There may be no team that elicits more emotion from European fans than G2 eSports. From their “vacation” before MSI, to their embarrassing Worlds performance, G2 has failed to deliver Europe the glory their two consecutive EU LCS Championships have suggested. As an underwhelming Intel Extreme Masters approaches, G2 has yet to lose a series in Europe in over a year, yet many European fans have little faith in G2 to bring home a title after a year of disappointment.
All great journeys begin with a single step, a push or a moment that begins to turn the wheels of the epic. For G2 eSports, that romantic moment could easily have been a play at the 2013 IEM Katowice Masters that forever altered the destiny of Carlos “Ocelote” Rodríguez Santiago.
Less than a year later, Ocelote would announce his departure from SK Gaming, a move he claimed was “just motivational” and a decision that he had made months prior to actually leaving the team. Soon after Ocelote would form his own team, G2 eSports. Starting from the bottom of the EU Challenger Scene, Ocelote would form a team around himself that he handpicked, funded, and housed.
After struggling in their first year Ocelote made the difficult decision to completely revamp the roster and retire from competitive play. After toiling for almost two years in the Challenger Scene, G2 broke through to the EU LCS, defeating Ocelote’s former team SK Gaming 3-2 to earn a coveted spot in Europe’s top level of competition.
G2 exploded on to the EU LCS Scene, going 15-3 in their first split and capturing the EU LCS 2016 Spring Split Championship. Quickly becoming fan favourites as rising stars in Europe, their EU LCS Championship qualified them for the Mid-Season Invitational as Europe’s representative. Many analysts had G2 projected for a second or third place finish at MSI, a tournament that had gained international importance as the top 4 teams’ regions would automatically be granted the top pool positions for the World Championship Group Stage.
In short, it all fell apart for G2. An abysmal showing at MSI saw G2 finish in fifth place, costing Europe their top seed at Worlds and crippling their international reputation. The “G2-8” meme was born and the sting was worsened after being swept by North America’s Counter Logic Gaming.
The same traits that had drawn many fans to G2 only intensified with the fall of their public image after MSI. The swagger and bad boy persona was now perceived as irritable cockiness and over-confidence, and excuse of the team treating the tournament as a “vacation” infuriated fans who felt G2 had been unprepared for a tournament with lasting consequences for Europe’s perception and chances to advance at the World Championships.
Undeterred, G2 eSports strengthened their roster and their resolve. Adding Europe’s best bot lane duo in Jesper “Zven” Svenningsen and Alfonso “Mithy” Aguirre Rodriguez, the reigning champions would surely not disappoint a second time. They completed the Summer Split without losing a single series and rolled once again to an EU LCS Championship.

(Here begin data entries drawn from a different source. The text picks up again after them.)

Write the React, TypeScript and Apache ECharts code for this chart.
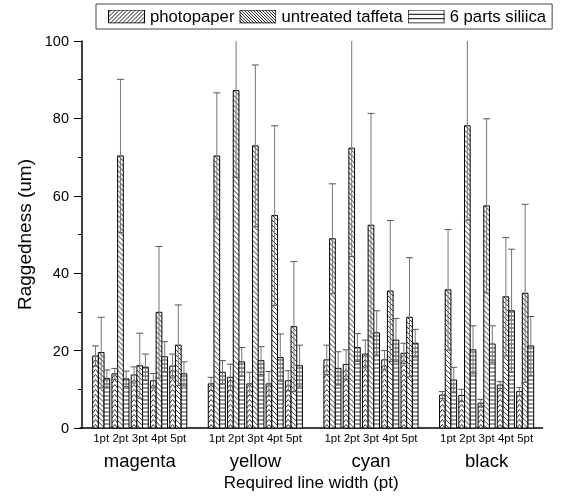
import React, { useEffect, useRef } from 'react';
import * as echarts from 'echarts';

const groups = ['magenta', 'yellow', 'cyan', 'black'];
const widths = ['1pt', '2pt', '3pt', '4pt', '5pt'];
const seriesNames = ['photopaper', 'untreated taffeta', '6 parts siliica'];

// order: magenta 1..5pt, yellow 1..5pt, cyan 1..5pt, black 1..5pt
const photoMean = [18.6, 14.0, 13.7, 12.2, 16.0, 11.4, 13.1, 11.4, 11.4, 12.2, 17.6, 16.4, 19.1, 17.6, 19.3, 8.5, 8.4, 6.4, 11.1, 9.4];
const photoErr = [2.6, 1.4, 2.1, 1.9, 3.1, 1.7, 3.4, 3.0, 3.2, 2.6, 3.8, 3.8, 3.6, 2.4, 2.6, 0.9, 1.6, 1.0, 0.9, 1.1];
const taffetaMean = [19.5, 70.3, 16.1, 29.9, 21.4, 70.3, 87.2, 72.9, 54.9, 26.2, 48.9, 72.3, 52.4, 35.4, 28.6, 35.7, 78.1, 57.4, 33.9, 34.8];
const taffetaErr = [9.1, 19.8, 8.4, 17.0, 10.4, 16.3, 22.4, 20.9, 23.2, 16.8, 14.2, 28.0, 28.9, 18.2, 15.4, 15.6, 24.4, 22.5, 15.3, 23.0];
const silicaMean = [12.8, 12.7, 15.7, 18.4, 14.0, 14.4, 17.1, 17.4, 18.2, 16.1, 15.4, 20.8, 24.6, 22.7, 21.9, 12.4, 20.2, 21.7, 30.3, 21.2];
const silicaErr = [2.2, 2.0, 3.4, 3.9, 3.1, 3.0, 3.7, 3.6, 6.1, 5.3, 4.3, 3.6, 5.7, 5.6, 3.6, 3.3, 6.2, 4.7, 15.9, 7.6];

const FONT = '"Liberation Sans", Arial, Helvetica, sans-serif';

const xPos = (i: number) => Math.floor(i / 5) * 6 + (i % 5) + 1;
const groupCenters = groups.map((_, g) => g * 6 + 3);

function svgIcon(kind: string) {
  const w = 37, h = 14;
  let lines = '';
  if (kind === 'fwd') {
    for (let k = -h; k < w + h; k += 4) lines += `<line x1="${k}" y1="${h}" x2="${k + h}" y2="0" stroke="#000" stroke-width="0.9"/>`;
  } else if (kind === 'back') {
    for (let k = -h; k < w + h; k += 3) lines += `<line x1="${k}" y1="0" x2="${k + h}" y2="${h}" stroke="#000" stroke-width="0.9"/>`;
  } else {
    [4.8, 9.2].forEach((y) => (lines += `<line x1="0" y1="${y}" x2="${w}" y2="${y}" stroke="#000" stroke-width="1"/>`));
  }
  const svg = `<svg xmlns="http://www.w3.org/2000/svg" width="${w}" height="${h}"><rect x="0" y="0" width="${w}" height="${h}" fill="#fff"/>${lines}<rect x="0.5" y="0.5" width="${w - 1}" height="${h - 1}" fill="none" stroke="#000" stroke-width="1"/></svg>`;
  return 'image://data:image/svg+xml;charset=utf-8,' + encodeURIComponent(svg);
}

function barRender(idx: number, kind: string) {
  return (params: any, api: any) => {
    const x = api.value(0);
    const v = api.value(1);
    const p0 = api.coord([x, 0]);
    const p1 = api.coord([x, v]);
    const slot = api.size([1, 0])[0];
    const bw = slot * 0.295;
    const cx = p0[0] + (idx - 1) * bw;
    const l = cx - bw / 2;
    const r = cx + bw / 2;
    const top = p1[1];
    const bottom = p0[1];
    const children: any[] = [
      { type: 'rect', shape: { x: l, y: top, width: bw, height: bottom - top }, style: { fill: '#fff' } },
    ];
    const ls = { stroke: '#000', lineWidth: 0.8 };
    if (kind === 'chev') {
      const hh = 3.5;
      for (let y = bottom; y - hh >= top; y -= 5) {
        children.push({ type: 'polyline', shape: { points: [[l, y], [cx, y - hh], [r, y]] }, style: { ...ls, fill: 'none' } });
      }
    } else if (kind === 'back') {
      for (let yy = top - bw; yy < bottom; yy += 5) {
        const xs = l + Math.max(0, top - yy);
        const xe = Math.min(r, l + (bottom - yy));
        if (xe > xs) {
          children.push({ type: 'line', shape: { x1: xs, y1: yy + (xs - l), x2: xe, y2: yy + (xe - l) }, style: ls });
        }
      }
    } else {
      for (let y = bottom - 4; y > top; y -= 4) {
        children.push({ type: 'line', shape: { x1: l, y1: y, x2: r, y2: y }, style: ls });
      }
    }
    children.push({ type: 'rect', shape: { x: l, y: top, width: bw, height: bottom - top }, style: { fill: 'none', stroke: '#000', lineWidth: 1 } });
    return { type: 'group', children };
  };
}

function errRender(idx: number) {
  return (params: any, api: any) => {
    const x = api.value(0);
    const m = api.value(1);
    const e = api.value(2);
    const lo = api.coord([x, m - e]);
    const hi = api.coord([x, m + e]);
    const slot = api.size([1, 0])[0];
    const bw = slot * 0.295;
    const cx = lo[0] + (idx - 1) * bw;
    const cap = 3.5;
    const st = { stroke: '#777', lineWidth: 1 };
    return {
      type: 'group',
      children: [
        { type: 'line', shape: { x1: cx, y1: lo[1], x2: cx, y2: hi[1] }, style: st },
        { type: 'line', shape: { x1: cx - cap, y1: lo[1], x2: cx + cap, y2: lo[1] }, style: { stroke: '#555', lineWidth: 1 } },
        { type: 'line', shape: { x1: cx - cap, y1: hi[1], x2: cx + cap, y2: hi[1] }, style: { stroke: '#555', lineWidth: 1 } },
      ],
    };
  };
}

export default function App() {
  const ref = useRef<HTMLDivElement>(null);
  useEffect(() => {
    if (!ref.current) return;
    const chart = echarts.init(ref.current, undefined, { renderer: 'svg' });
    const means = [photoMean, taffetaMean, silicaMean];
    const errs = [photoErr, taffetaErr, silicaErr];
    const kinds = ['chev', 'back', 'horiz'];
    const icons = [svgIcon('fwd'), svgIcon('back'), svgIcon('horiz')];

    const barSeries = means.map((arr, k) => ({
      type: 'custom',
      name: seriesNames[k],
      renderItem: barRender(k, kinds[k]),
      data: arr.map((v, i) => [xPos(i), v]),
      encode: { x: 0, y: 1 },
      clip: false,
      z: 2,
    }));
    const errSeries = means.map((arr, k) => ({
      type: 'custom',
      name: 'err' + k,
      renderItem: errRender(k),
      data: arr.map((v, i) => [xPos(i), v, errs[k][i]]),
      encode: { x: 0, y: 1 },
      clip: true,
      z: 3,
    }));
    const ptLabels = groups.flatMap((_, g) => widths.map((w, i) => ({ x: g * 6 + i + 1, t: w })));
    const ptSeries = {
      type: 'custom',
      name: 'ptLabels',
      silent: true,
      clip: false,
      data: ptLabels.map((p) => [p.x, 0]),
      encode: { x: 0, y: 1 },
      renderItem: (params: any, api: any) => {
        const c = api.coord([api.value(0), 0]);
        return {
          type: 'text',
          x: c[0],
          y: c[1] + 10,
          style: { text: ptLabels[params.dataIndex].t, fontSize: 11.5, fontFamily: FONT, fill: '#000', align: 'center', verticalAlign: 'middle' },
        };
      },
    };
    const groupSeries = {
      type: 'custom',
      name: 'groupLabels',
      silent: true,
      clip: false,
      data: groupCenters.map((x) => [x, 0]),
      encode: { x: 0, y: 1 },
      renderItem: (params: any, api: any) => {
        const c = api.coord([api.value(0), 0]);
        return {
          type: 'text',
          x: c[0],
          y: c[1] + 32,
          style: { text: groups[params.dataIndex], fontSize: 18.5, fontFamily: FONT, fill: '#000', align: 'center', verticalAlign: 'middle' },
        };
      },
    };

    chart.setOption({
      animation: false,
      textStyle: { fontFamily: FONT },
      legend: {
        left: 96,
        top: 4,
        padding: [4, 6, 4, 12],
        itemGap: 5,
        itemWidth: 37,
        itemHeight: 14,
        borderColor: '#444',
        borderWidth: 1,
        textStyle: { fontSize: 16.7, color: '#000', fontFamily: FONT },
        data: seriesNames.map((n, k) => ({ name: n, icon: icons[k] })),
        selectedMode: false,
      },
      grid: { left: 80, right: 21.5, top: 41, bottom: 70, containLabel: false },
      xAxis: {
        type: 'value',
        min: -0.1,
        max: 23.9,
        name: 'Required line width (pt)',
        nameLocation: 'middle',
        nameGap: 46,
        nameTextStyle: { fontSize: 17, color: '#000', fontFamily: FONT },
        axisLine: { show: true, lineStyle: { color: '#000', width: 1.5 } },
        axisTick: { show: false },
        axisLabel: { show: false },
        splitLine: { show: false },
      },
      yAxis: {
        type: 'value',
        min: 0,
        max: 100,
        interval: 20,
        name: 'Raggedness (um)',
        nameLocation: 'middle',
        nameGap: 45,
        nameTextStyle: { fontSize: 19, color: '#000', fontFamily: FONT },
        axisLine: { show: true, lineStyle: { color: '#000', width: 1.5 } },
        axisTick: { show: true, inside: false, length: 8, lineStyle: { color: '#000', width: 1 } },
        minorTick: { show: true, splitNumber: 2, length: 4, lineStyle: { color: '#000', width: 1 } },
        axisLabel: { fontSize: 14.5, color: '#000', margin: 11, fontFamily: FONT },
        splitLine: { show: false },
      },
      series: [...barSeries, ...errSeries, ptSeries, groupSeries],
    });
    return () => chart.dispose();
  }, []);
  return <div ref={ref} style={{ position: 'fixed', left: 0, top: 0, width: 564, height: 498 }} />;
}
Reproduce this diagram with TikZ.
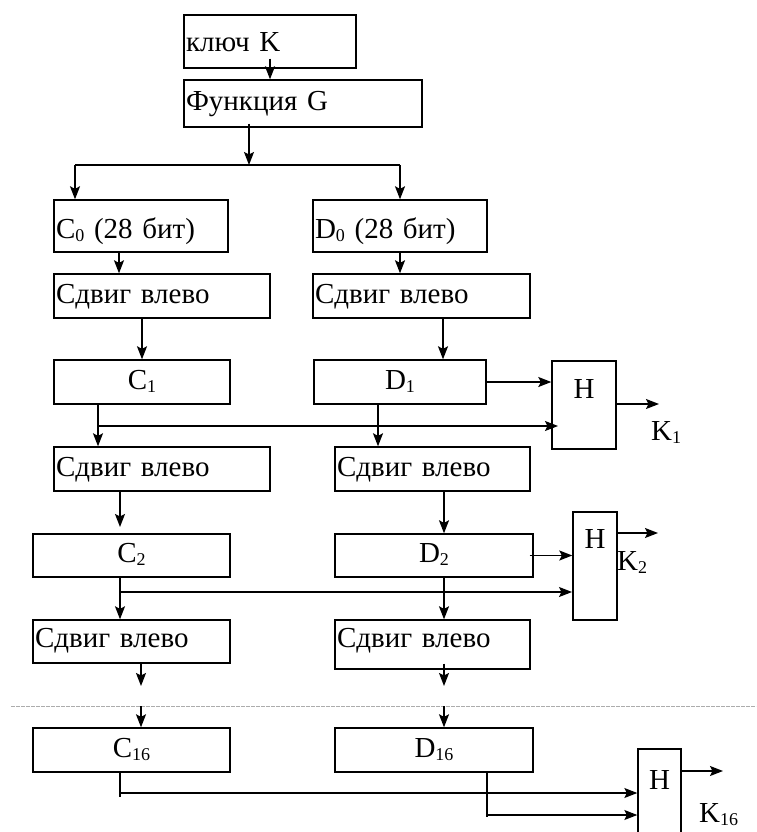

Fortuitously, G2’s failures at MSI were not punished in their group draw for the 2016 World Championships. Although they were placed with South Korea’s ROX Tigers, they were also grouped with one of the two wildcard qualifiers, Albus NoX Luna and Counter Logic Gaming, coming off of a fourth-place finish in the NA LCS and who had only qualified off the points earned from their success in the prior split. The relative weakness of the group led many to call it a group with ROX, G2, and two wildcards; a spot in the Quarter-finals seemed almost assured.
Once again, it all fell apart for G2. The opening match against CLG showcased a dominant performance by the NA squad, gaining an early lead and easily dismantling the EU Champions. From that point it would only get worse for G2, finishing last in the group and tied for the worst record in the tournament with a 1-5 finish. The pride of Europe had imploded on the international stage… again.
It has now been over a year since G2 has lost a series in Europe, but for many fans, the damage to their reputation may be too significant to overcome. As the face of the EU LCS, G2 carried the hopes of an entire region with them, an honour many fans felt they disrespected at MSI and failed once again to deliver upon at Worlds. Still, heading into the IEM World Championship in Katowice G2 likely stands as Europe’s best chance for international success once again.
Winning IEM will not do much to restore G2’s reputation, but that is not through their own fault. A victory over a weak tournament pool that has seen the two best teams outside of Europe (Cloud9 and EDG) pull out of the tournament in the past few weeks would only solidify G2’s place as the best team in Europe.
It may provide the gravitas the team seek, but an IEM victory will serve as a step in the right direction towards restoring the faith of Europe in G2. If they win, fans will grudgingly have to once again place their faith in G2 to win the EU LCS and find redemption at 2017’s MSI.
The Katowice Intel Extreme Masters is G2 eSports’s tournament to win, one they can not afford to lose if they want to salvage what is left of their international reputation. Even if they are unable to capture the title, the failure of any of the three European teams to win would be another embarrassment for an already besieged European reputation. IEM is the next step in G2’s journey back into the light, one they must take forward.